Leave out every picture, then output exactly the lines between the ones holding "Rebuild this chart" and "pink = '#ec008c'", inclusive, and nothing beyond them.

**** Exercise inputs ****

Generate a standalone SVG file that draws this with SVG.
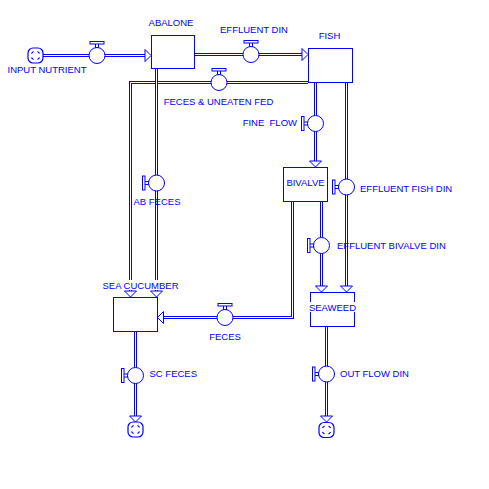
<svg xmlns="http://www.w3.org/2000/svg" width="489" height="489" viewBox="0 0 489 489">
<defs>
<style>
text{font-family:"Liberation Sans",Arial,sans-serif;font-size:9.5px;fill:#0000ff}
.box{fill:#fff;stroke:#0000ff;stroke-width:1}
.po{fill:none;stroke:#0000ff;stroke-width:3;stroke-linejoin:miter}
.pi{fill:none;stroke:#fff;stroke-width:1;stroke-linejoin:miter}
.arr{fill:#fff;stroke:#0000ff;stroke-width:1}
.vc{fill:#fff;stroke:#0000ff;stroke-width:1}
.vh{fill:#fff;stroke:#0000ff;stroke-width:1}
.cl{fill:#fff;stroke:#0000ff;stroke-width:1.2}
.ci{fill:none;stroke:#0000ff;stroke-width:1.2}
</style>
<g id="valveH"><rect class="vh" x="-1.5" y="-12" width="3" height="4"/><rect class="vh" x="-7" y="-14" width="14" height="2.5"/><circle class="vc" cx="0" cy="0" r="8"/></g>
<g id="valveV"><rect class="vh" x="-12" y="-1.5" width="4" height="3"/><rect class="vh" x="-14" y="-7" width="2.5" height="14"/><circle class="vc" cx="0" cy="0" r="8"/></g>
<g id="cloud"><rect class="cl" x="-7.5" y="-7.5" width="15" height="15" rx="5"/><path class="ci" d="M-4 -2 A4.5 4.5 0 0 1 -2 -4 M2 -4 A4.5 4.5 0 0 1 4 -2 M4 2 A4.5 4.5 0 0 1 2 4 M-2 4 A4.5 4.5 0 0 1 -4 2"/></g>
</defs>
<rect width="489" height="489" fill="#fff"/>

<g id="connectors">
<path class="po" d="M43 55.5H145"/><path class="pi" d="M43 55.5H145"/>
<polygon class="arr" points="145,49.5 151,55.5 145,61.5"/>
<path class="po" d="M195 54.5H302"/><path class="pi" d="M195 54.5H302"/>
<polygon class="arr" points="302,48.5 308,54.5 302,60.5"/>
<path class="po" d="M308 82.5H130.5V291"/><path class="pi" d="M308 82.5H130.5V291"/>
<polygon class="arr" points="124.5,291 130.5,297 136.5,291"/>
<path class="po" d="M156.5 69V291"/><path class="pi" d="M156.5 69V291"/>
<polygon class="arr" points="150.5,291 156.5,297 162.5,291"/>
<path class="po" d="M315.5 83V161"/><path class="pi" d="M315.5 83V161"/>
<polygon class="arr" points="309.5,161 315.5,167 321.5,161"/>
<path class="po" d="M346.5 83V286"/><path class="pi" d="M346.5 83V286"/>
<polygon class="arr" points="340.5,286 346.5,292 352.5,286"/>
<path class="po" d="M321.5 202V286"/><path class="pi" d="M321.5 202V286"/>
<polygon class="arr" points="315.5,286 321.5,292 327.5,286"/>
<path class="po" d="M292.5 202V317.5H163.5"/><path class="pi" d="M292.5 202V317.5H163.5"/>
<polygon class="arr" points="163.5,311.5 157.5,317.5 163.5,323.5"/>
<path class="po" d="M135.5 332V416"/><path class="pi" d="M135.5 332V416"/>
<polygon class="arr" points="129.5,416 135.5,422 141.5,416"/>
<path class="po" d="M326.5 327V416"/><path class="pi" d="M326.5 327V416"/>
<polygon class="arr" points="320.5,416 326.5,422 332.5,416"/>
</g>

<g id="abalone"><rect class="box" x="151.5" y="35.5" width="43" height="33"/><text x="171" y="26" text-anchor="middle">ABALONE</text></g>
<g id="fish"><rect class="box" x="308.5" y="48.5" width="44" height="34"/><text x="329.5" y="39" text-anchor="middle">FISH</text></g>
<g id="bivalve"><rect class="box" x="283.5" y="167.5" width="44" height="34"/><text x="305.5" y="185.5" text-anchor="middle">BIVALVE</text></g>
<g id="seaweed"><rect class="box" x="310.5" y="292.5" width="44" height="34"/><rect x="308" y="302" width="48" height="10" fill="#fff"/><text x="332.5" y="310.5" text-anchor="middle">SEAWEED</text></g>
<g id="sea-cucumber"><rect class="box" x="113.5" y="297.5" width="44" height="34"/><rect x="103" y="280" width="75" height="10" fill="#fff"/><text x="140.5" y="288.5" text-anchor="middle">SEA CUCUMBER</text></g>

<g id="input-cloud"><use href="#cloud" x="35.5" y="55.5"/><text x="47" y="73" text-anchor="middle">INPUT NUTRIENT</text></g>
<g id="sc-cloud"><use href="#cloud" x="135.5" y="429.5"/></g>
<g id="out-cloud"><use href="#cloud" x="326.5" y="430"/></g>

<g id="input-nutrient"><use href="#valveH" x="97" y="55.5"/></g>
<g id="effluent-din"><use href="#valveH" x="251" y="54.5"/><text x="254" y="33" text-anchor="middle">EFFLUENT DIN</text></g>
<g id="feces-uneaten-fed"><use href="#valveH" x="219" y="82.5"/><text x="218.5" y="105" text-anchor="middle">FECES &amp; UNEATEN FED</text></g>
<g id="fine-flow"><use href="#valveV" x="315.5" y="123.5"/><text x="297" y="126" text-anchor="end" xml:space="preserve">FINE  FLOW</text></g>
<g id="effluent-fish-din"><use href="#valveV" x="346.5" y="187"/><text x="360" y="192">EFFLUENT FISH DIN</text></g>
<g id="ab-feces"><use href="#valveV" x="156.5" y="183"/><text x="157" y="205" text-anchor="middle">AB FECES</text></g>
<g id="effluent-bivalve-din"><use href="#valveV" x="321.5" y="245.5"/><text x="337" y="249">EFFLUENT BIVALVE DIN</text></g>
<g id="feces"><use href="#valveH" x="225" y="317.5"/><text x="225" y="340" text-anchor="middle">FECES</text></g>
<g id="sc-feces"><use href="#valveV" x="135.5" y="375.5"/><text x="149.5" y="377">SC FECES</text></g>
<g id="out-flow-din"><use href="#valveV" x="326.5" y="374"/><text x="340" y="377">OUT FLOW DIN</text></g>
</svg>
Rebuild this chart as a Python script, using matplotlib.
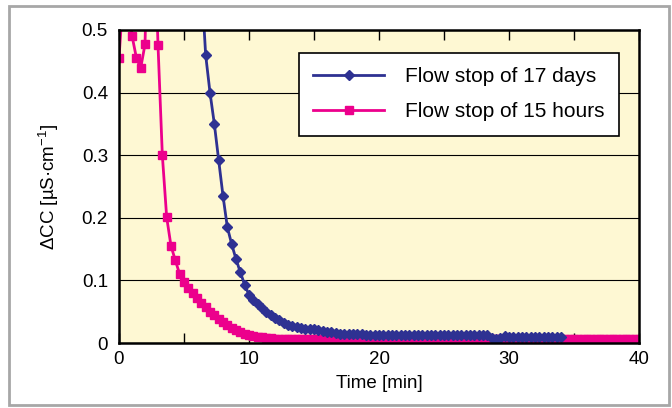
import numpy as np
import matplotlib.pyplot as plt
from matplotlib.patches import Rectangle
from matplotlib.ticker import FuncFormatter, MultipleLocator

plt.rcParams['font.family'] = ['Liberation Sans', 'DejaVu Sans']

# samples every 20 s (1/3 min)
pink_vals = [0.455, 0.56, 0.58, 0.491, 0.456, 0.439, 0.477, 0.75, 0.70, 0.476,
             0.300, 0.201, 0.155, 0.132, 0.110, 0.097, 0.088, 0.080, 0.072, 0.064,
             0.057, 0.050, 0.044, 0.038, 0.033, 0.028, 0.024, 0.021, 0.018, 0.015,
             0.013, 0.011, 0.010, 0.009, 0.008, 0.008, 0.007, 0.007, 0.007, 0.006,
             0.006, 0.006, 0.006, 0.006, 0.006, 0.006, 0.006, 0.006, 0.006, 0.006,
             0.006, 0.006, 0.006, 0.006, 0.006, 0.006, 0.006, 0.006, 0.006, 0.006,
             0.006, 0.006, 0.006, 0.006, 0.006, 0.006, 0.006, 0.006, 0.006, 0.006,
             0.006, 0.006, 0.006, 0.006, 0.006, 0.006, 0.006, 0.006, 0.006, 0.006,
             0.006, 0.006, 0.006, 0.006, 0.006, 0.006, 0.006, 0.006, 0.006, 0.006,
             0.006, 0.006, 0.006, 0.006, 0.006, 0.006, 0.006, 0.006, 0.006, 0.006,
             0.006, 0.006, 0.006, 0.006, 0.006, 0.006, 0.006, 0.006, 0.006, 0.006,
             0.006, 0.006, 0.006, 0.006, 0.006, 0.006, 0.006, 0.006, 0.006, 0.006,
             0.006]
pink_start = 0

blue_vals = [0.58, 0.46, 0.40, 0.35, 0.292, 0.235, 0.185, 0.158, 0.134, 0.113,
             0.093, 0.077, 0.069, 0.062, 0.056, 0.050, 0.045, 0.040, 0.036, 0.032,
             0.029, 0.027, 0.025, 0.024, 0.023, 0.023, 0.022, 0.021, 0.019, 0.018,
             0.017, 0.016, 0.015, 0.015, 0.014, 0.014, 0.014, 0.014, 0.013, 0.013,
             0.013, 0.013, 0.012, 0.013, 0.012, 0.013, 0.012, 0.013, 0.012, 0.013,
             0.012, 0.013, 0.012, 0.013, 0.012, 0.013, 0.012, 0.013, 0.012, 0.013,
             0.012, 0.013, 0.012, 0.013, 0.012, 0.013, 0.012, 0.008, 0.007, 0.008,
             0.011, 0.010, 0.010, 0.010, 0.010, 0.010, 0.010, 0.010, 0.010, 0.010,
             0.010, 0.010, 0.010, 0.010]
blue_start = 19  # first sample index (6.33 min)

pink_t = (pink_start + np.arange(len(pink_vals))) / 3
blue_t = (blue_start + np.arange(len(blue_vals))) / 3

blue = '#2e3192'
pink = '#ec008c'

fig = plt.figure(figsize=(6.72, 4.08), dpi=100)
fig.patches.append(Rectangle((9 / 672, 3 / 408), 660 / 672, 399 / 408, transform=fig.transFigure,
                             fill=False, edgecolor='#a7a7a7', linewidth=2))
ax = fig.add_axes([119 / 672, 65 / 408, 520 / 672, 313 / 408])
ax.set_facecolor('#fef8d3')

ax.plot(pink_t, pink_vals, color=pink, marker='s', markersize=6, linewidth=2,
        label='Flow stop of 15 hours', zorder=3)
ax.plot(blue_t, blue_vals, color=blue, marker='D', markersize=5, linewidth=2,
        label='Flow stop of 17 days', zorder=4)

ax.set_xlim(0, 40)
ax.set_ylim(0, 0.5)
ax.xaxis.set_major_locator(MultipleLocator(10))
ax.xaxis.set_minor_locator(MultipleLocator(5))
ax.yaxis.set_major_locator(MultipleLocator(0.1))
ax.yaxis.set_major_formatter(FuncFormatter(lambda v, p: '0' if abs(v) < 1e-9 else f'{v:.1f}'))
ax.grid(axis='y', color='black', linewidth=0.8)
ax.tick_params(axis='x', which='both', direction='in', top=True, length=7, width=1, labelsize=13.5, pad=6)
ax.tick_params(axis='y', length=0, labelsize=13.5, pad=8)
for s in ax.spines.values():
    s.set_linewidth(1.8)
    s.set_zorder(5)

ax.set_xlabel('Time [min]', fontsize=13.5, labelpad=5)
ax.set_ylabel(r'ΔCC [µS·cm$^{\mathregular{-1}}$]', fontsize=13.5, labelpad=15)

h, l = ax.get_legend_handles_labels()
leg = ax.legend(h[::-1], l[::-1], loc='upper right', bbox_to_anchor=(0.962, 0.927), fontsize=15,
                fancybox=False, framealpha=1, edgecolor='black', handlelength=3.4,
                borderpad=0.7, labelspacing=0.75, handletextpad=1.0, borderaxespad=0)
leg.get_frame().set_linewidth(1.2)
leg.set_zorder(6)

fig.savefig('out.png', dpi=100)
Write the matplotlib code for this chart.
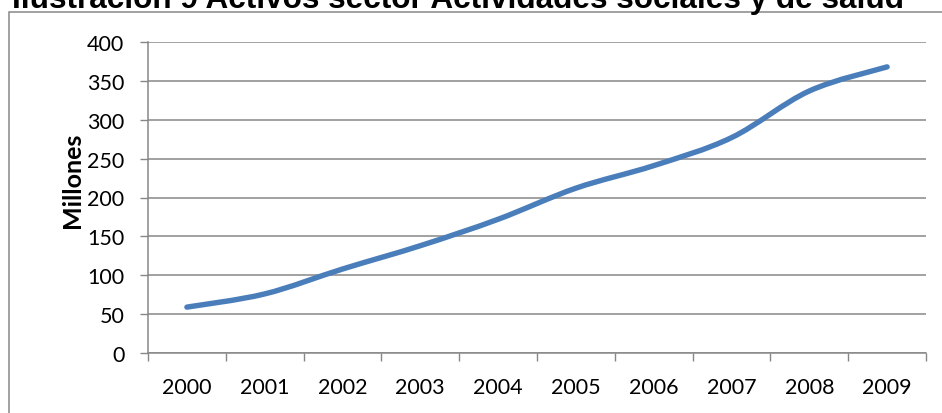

****

Solution below
Rebuild this chart as a Python script, using matplotlib.
import numpy as np
import matplotlib.pyplot as plt
from matplotlib.patches import Rectangle
from matplotlib.ticker import FuncFormatter, MultipleLocator

plt.rcParams['font.family'] = ['Liberation Sans', 'DejaVu Sans']

# samples every 20 s (1/3 min)
pink_vals = [0.455, 0.56, 0.58, 0.491, 0.456, 0.439, 0.477, 0.75, 0.70, 0.476,
             0.300, 0.201, 0.155, 0.132, 0.110, 0.097, 0.088, 0.080, 0.072, 0.064,
             0.057, 0.050, 0.044, 0.038, 0.033, 0.028, 0.024, 0.021, 0.018, 0.015,
             0.013, 0.011, 0.010, 0.009, 0.008, 0.008, 0.007, 0.007, 0.007, 0.006,
             0.006, 0.006, 0.006, 0.006, 0.006, 0.006, 0.006, 0.006, 0.006, 0.006,
             0.006, 0.006, 0.006, 0.006, 0.006, 0.006, 0.006, 0.006, 0.006, 0.006,
             0.006, 0.006, 0.006, 0.006, 0.006, 0.006, 0.006, 0.006, 0.006, 0.006,
             0.006, 0.006, 0.006, 0.006, 0.006, 0.006, 0.006, 0.006, 0.006, 0.006,
             0.006, 0.006, 0.006, 0.006, 0.006, 0.006, 0.006, 0.006, 0.006, 0.006,
             0.006, 0.006, 0.006, 0.006, 0.006, 0.006, 0.006, 0.006, 0.006, 0.006,
             0.006, 0.006, 0.006, 0.006, 0.006, 0.006, 0.006, 0.006, 0.006, 0.006,
             0.006, 0.006, 0.006, 0.006, 0.006, 0.006, 0.006, 0.006, 0.006, 0.006,
             0.006]
pink_start = 0

blue_vals = [0.58, 0.46, 0.40, 0.35, 0.292, 0.235, 0.185, 0.158, 0.134, 0.113,
             0.093, 0.077, 0.069, 0.062, 0.056, 0.050, 0.045, 0.040, 0.036, 0.032,
             0.029, 0.027, 0.025, 0.024, 0.023, 0.023, 0.022, 0.021, 0.019, 0.018,
             0.017, 0.016, 0.015, 0.015, 0.014, 0.014, 0.014, 0.014, 0.013, 0.013,
             0.013, 0.013, 0.012, 0.013, 0.012, 0.013, 0.012, 0.013, 0.012, 0.013,
             0.012, 0.013, 0.012, 0.013, 0.012, 0.013, 0.012, 0.013, 0.012, 0.013,
             0.012, 0.013, 0.012, 0.013, 0.012, 0.013, 0.012, 0.008, 0.007, 0.008,
             0.011, 0.010, 0.010, 0.010, 0.010, 0.010, 0.010, 0.010, 0.010, 0.010,
             0.010, 0.010, 0.010, 0.010]
blue_start = 19  # first sample index (6.33 min)

pink_t = (pink_start + np.arange(len(pink_vals))) / 3
blue_t = (blue_start + np.arange(len(blue_vals))) / 3

blue = '#2e3192'
pink = '#ec008c'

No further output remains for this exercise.